Proud Legacy of Reconstructionist “Firsts”
From our very beginning, Reconstructionists have experimented tirelessly with ideas, practices and institutions. In spite of our small size, we have contributed innovations that have been widely adopted. They include:
- First bat mitzvah
- Concept of Jewish peoplehood
- Understanding that Jews who married non-Jews do not intend to exit the Jewish community
- Embrace of LGBTQ Jews as community members and leaders
All of these and other commitments were originally received as controversial and disruptive before they were ultimately embraced. Our principled and affirmative approach and the extraordinary people who are drawn to it, demonstrate how Jewish life and the Jewish people can flourish in an open society.
Transformative Commitments and Innovations Today
We are a speedboat scouting out what is ahead and then figuring out how to marry the richness of Jewish wisdom and teaching with the realities and potential of contemporary life so that we can be at once deeply rooted and boldly relevant.
Today, the Reconstructionist movement remains at the cutting edge:
- We insist on sustaining relationships across difference, especially in relation to conversations about Israel and Palestine.
- We continually explore new expressions of community and how to make the richest possible connection between communal life “online” and “on land.”
- We have set aside the idea of the Jews as “the chosen people” and champion Jewish particularism without embracing chauvinism.
- We have a robust commitment to democracy in Jewish practice and in the very structure of our movement.
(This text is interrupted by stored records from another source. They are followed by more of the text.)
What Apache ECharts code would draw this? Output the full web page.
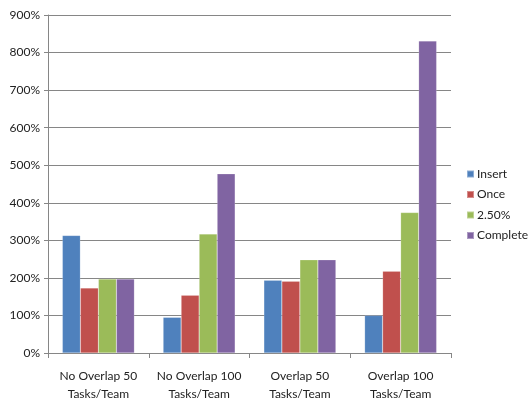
<!DOCTYPE html>
<html>
<head>
<meta charset="utf-8">
<script src="https://cdn.jsdelivr.net/npm/echarts@6/dist/echarts.min.js"></script>
<style>
  html, body { margin: 0; padding: 0; background: #fff; }
  #chart { width: 529px; height: 399px; }
</style>
</head>
<body>
<div id="chart"></div>
<script>
// Scenarios on the x axis
const categories = [
  'No Overlap 50\nTasks/Team',
  'No Overlap 100\nTasks/Team',
  'Overlap 50\nTasks/Team',
  'Overlap 100\nTasks/Team'
];

// Values in percent
const insertVals   = [313, 95, 194, 100];
const onceVals     = [173, 154, 191, 218];
const pct250Vals   = [197, 317, 248, 374];
const completeVals = [197, 477, 248, 831];

const seriesNames  = ['Insert', 'Once', '2.50%', 'Complete'];
const seriesColors = ['#4F81BD', '#C0504D', '#9BBB59', '#8064A2'];
const seriesData   = [insertVals, onceVals, pct250Vals, completeVals];

const yTicks = { min: 0, max: 900, interval: 100 };

const FONT = 'Lato, "Open Sans", sans-serif';

const chart = echarts.init(document.getElementById('chart'), null, { renderer: 'canvas' });

chart.setOption({
  animation: false,
  textStyle: { fontFamily: FONT },
  grid: { left: 48, right: 78, top: 15, bottom: 46, containLabel: false, outerBoundsMode: 'none' },
  legend: {
    orient: 'vertical',
    left: 461,
    top: 163,
    itemWidth: 7,
    itemHeight: 7,
    itemGap: 8.5,
    icon: 'rect',
    textStyle: { fontFamily: FONT, fontSize: 12, color: '#222', padding: [0, 0, 0, -2] },
    data: seriesNames
  },
  xAxis: {
    type: 'category',
    data: categories,
    axisLine: { lineStyle: { color: '#868686', width: 1 } },
    axisTick: { show: true, alignWithLabel: false, length: 5, lineStyle: { color: '#868686' } },
    axisLabel: { fontFamily: FONT, fontSize: 12, color: '#222', margin: 14, lineHeight: 18, interval: 0 }
  },
  yAxis: {
    type: 'value',
    min: yTicks.min,
    max: yTicks.max,
    interval: yTicks.interval,
    axisLine: { show: true, lineStyle: { color: '#868686', width: 1 } },
    axisTick: { show: true, length: 4, lineStyle: { color: '#868686' } },
    axisLabel: { fontFamily: FONT, fontSize: 12, color: '#222', margin: 8, formatter: v => v + '%' },
    splitLine: { lineStyle: { color: '#868686', width: 1 } }
  },
  series: seriesNames.map((name, i) => ({
    name,
    type: 'bar',
    data: seriesData[i],
    barGap: '0%',
    barCategoryGap: '28.5%',
    itemStyle: { color: seriesColors[i], borderColor: 'rgba(255,255,255,0.35)', borderWidth: 0.5 }
  }))
});
</script>
</body>
</html>
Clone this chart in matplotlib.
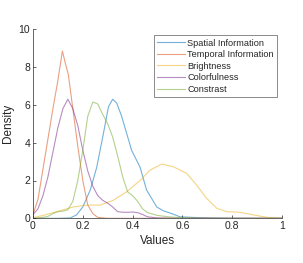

- We join and lead Jewish efforts to dismantle systemic racism and to advance racial diversity, equity and inclusion.
- We co-create communities where people of all abilities can experience and participate fully and meaningfully in Jewish life.
Perhaps most importantly, we are working to reconstruct “belonging” for the 21st century. We continue the work of gathering together the fringes, bringing the margins to the center, with the full understanding that this repeated practice will transform us and that these transformations will ultimately strengthen us.
Our contemporary justice commitments are around centering the voices and experiences of Jews of color, nonbinary folks, people from different socioeconomic classes and people with different abilities and working to break down structures and systems that work against equity and inclusion.